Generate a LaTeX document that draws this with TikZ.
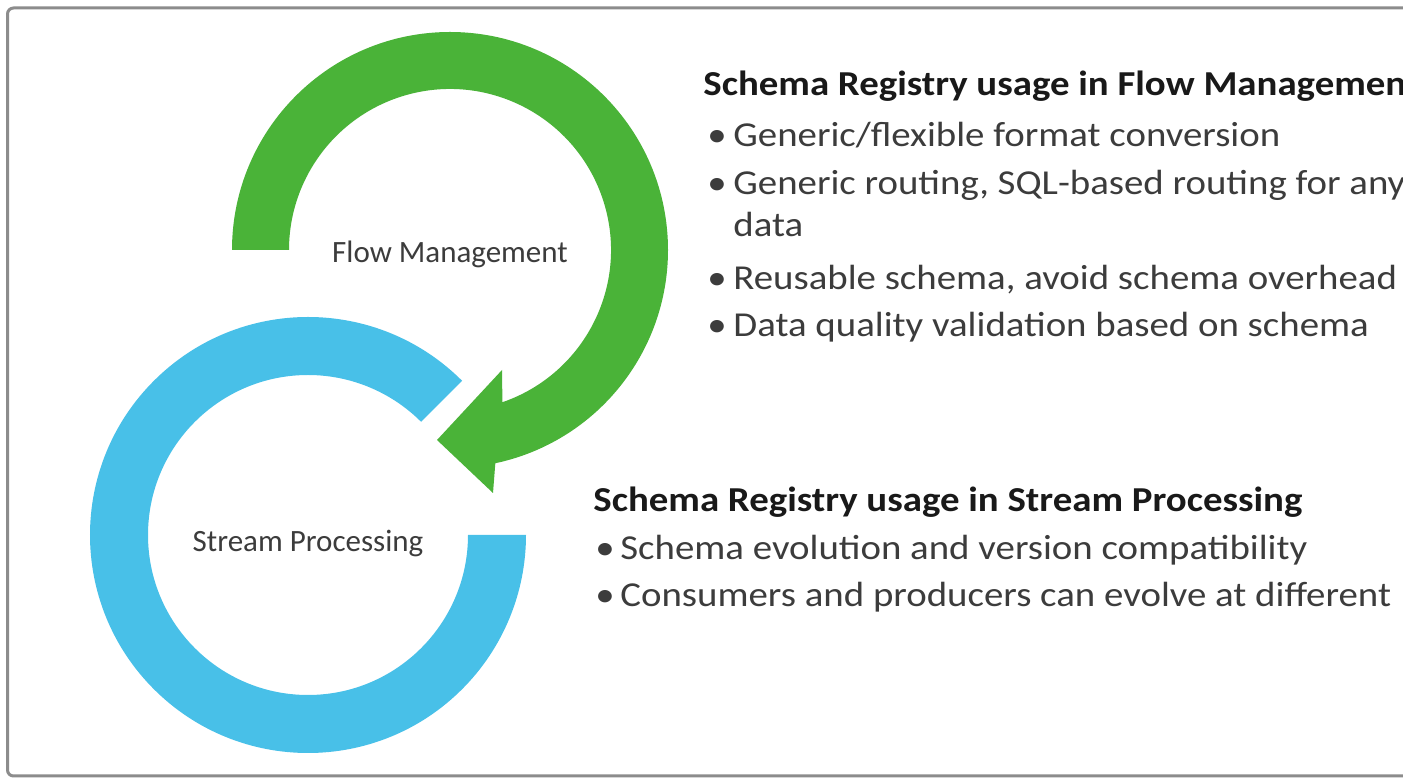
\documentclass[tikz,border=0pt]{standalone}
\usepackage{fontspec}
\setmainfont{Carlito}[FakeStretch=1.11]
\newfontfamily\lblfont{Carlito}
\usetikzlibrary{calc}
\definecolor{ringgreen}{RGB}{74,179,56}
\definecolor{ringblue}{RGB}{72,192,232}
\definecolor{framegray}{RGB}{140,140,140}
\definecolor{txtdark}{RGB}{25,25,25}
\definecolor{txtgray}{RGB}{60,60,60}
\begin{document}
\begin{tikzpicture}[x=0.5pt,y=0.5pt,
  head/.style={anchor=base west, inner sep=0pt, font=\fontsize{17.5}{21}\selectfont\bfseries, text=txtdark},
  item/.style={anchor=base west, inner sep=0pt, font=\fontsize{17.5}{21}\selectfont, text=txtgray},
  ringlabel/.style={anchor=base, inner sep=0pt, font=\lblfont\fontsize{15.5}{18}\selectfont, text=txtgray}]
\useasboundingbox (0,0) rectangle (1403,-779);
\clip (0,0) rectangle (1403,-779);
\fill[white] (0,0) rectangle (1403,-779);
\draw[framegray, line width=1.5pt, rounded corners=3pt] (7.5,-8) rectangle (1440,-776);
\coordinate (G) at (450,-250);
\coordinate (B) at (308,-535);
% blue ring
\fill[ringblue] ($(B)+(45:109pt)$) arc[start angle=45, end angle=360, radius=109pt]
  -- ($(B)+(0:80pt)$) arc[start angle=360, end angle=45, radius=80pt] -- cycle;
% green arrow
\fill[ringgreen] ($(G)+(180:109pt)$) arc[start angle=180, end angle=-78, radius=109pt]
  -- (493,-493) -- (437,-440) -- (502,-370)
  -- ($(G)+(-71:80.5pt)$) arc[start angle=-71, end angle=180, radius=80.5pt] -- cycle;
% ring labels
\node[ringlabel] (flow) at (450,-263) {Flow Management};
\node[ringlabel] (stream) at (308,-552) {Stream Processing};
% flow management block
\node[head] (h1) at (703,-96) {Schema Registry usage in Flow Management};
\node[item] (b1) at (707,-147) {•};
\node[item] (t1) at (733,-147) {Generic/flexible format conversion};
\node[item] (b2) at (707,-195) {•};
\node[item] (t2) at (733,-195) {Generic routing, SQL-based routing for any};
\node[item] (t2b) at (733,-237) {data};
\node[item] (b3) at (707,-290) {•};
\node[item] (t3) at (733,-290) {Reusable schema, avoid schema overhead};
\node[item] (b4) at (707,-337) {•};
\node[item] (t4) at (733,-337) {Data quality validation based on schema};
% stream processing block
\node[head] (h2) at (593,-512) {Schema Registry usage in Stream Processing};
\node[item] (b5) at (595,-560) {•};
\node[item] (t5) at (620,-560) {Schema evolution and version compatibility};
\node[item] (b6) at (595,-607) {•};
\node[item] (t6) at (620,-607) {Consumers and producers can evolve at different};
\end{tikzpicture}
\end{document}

#####

§ **WHAT IS EXPECTED**
The material above holds pictures; copy everything else in it exactly.

§ **RESPONSE**
Generate a LaTeX document that draws this with TikZ.
\documentclass[tikz,border=0pt]{standalone}
\usepackage{fontspec}
\setmainfont{Carlito}[FakeStretch=1.11]
\newfontfamily\lblfont{Carlito}
\usetikzlibrary{calc}
\definecolor{ringgreen}{RGB}{74,179,56}
\definecolor{ringblue}{RGB}{72,192,232}
\definecolor{framegray}{RGB}{140,140,140}
\definecolor{txtdark}{RGB}{25,25,25}
\definecolor{txtgray}{RGB}{60,60,60}
\begin{document}
\begin{tikzpicture}[x=0.5pt,y=0.5pt,
  head/.style={anchor=base west, inner sep=0pt, font=\fontsize{17.5}{21}\selectfont\bfseries, text=txtdark},
  item/.style={anchor=base west, inner sep=0pt, font=\fontsize{17.5}{21}\selectfont, text=txtgray},
  ringlabel/.style={anchor=base, inner sep=0pt, font=\lblfont\fontsize{15.5}{18}\selectfont, text=txtgray}]
\useasboundingbox (0,0) rectangle (1403,-779);
\clip (0,0) rectangle (1403,-779);
\fill[white] (0,0) rectangle (1403,-779);
\draw[framegray, line width=1.5pt, rounded corners=3pt] (7.5,-8) rectangle (1440,-776);
\coordinate (G) at (450,-250);
\coordinate (B) at (308,-535);
% blue ring
\fill[ringblue] ($(B)+(45:109pt)$) arc[start angle=45, end angle=360, radius=109pt]
  -- ($(B)+(0:80pt)$) arc[start angle=360, end angle=45, radius=80pt] -- cycle;
% green arrow
\fill[ringgreen] ($(G)+(180:109pt)$) arc[start angle=180, end angle=-78, radius=109pt]
  -- (493,-493) -- (437,-440) -- (502,-370)
  -- ($(G)+(-71:80.5pt)$) arc[start angle=-71, end angle=180, radius=80.5pt] -- cycle;
% ring labels
\node[ringlabel] (flow) at (450,-263) {Flow Management};
\node[ringlabel] (stream) at (308,-552) {Stream Processing};
% flow management block
\node[head] (h1) at (703,-96) {Schema Registry usage in Flow Management};
\node[item] (b1) at (707,-147) {•};
\node[item] (t1) at (733,-147) {Generic/flexible format conversion};
\node[item] (b2) at (707,-195) {•};
\node[item] (t2) at (733,-195) {Generic routing, SQL-based routing for any};
\node[item] (t2b) at (733,-237) {data};
\node[item] (b3) at (707,-290) {•};
\node[item] (t3) at (733,-290) {Reusable schema, avoid schema overhead};
\node[item] (b4) at (707,-337) {•};
\node[item] (t4) at (733,-337) {Data quality validation based on schema};
% stream processing block
\node[head] (h2) at (593,-512) {Schema Registry usage in Stream Processing};
\node[item] (b5) at (595,-560) {•};
\node[item] (t5) at (620,-560) {Schema evolution and version compatibility};
\node[item] (b6) at (595,-607) {•};
\node[item] (t6) at (620,-607) {Consumers and producers can evolve at different};
\end{tikzpicture}
\end{document}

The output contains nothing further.